The Haswell architectures comes up with several new instructions. One of them is PEXT
(parallel bits extract) whose functionality is explained by this image (source here):
It takes a value r2
and a mask r3
and puts the extracted bits of r2
into r1
.
My question is the following: what would be the equivalent code of an optimized templated function in pure standard C++11, that would be likely to be optimized to this instruction by compilers in the future.
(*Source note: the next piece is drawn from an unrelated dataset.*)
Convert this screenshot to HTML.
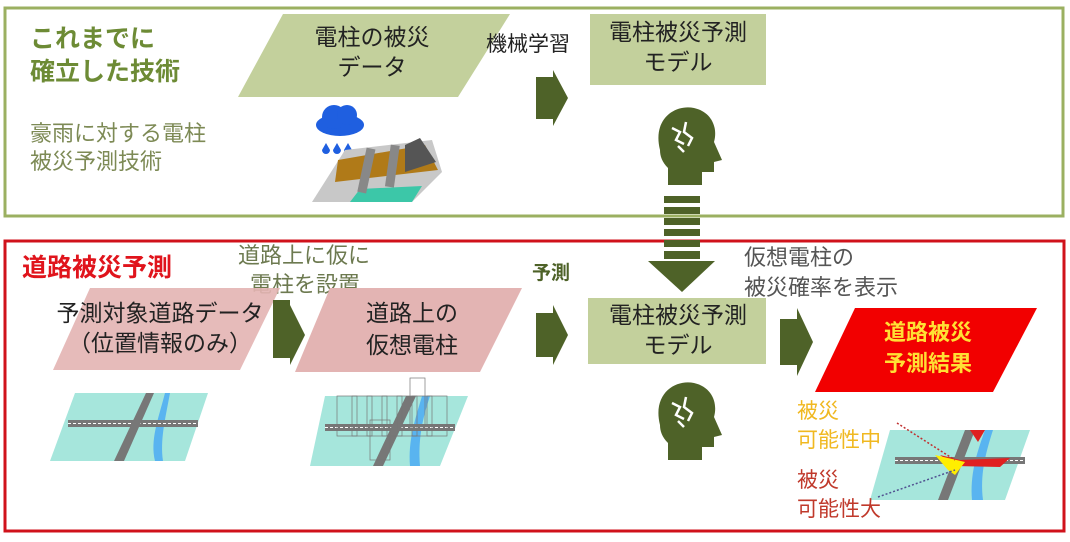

Here is some code from Matthew Fioravante's stdcxx-bitops GitHub repo that was floated to the std-proposals
mailinglist as a preliminary proposal to add a constexpr
bitwise operations library for C++.
#ifndef HAS_CXX14_CONSTEXPR
#define HAS_CXX14_CONSTEXPR 0
#endif
#if HAS_CXX14_CONSTEXPR
#define constexpr14 constexpr
#else
#define constexpr14
#endif
//Parallel Bits Extract
//x HGFEDCBA
//mask 01100100
//res 00000GFC
//x86_64 BMI2: PEXT
template <typename Integral>
constexpr14 Integral extract_bits(Integral x, Integral mask) {
Integral res = 0;
for(Integral bb = 1; mask != 0; bb += bb) {
if(x & mask & -mask) {
res |= bb;
}
mask &= (mask - 1);
}
return res;
}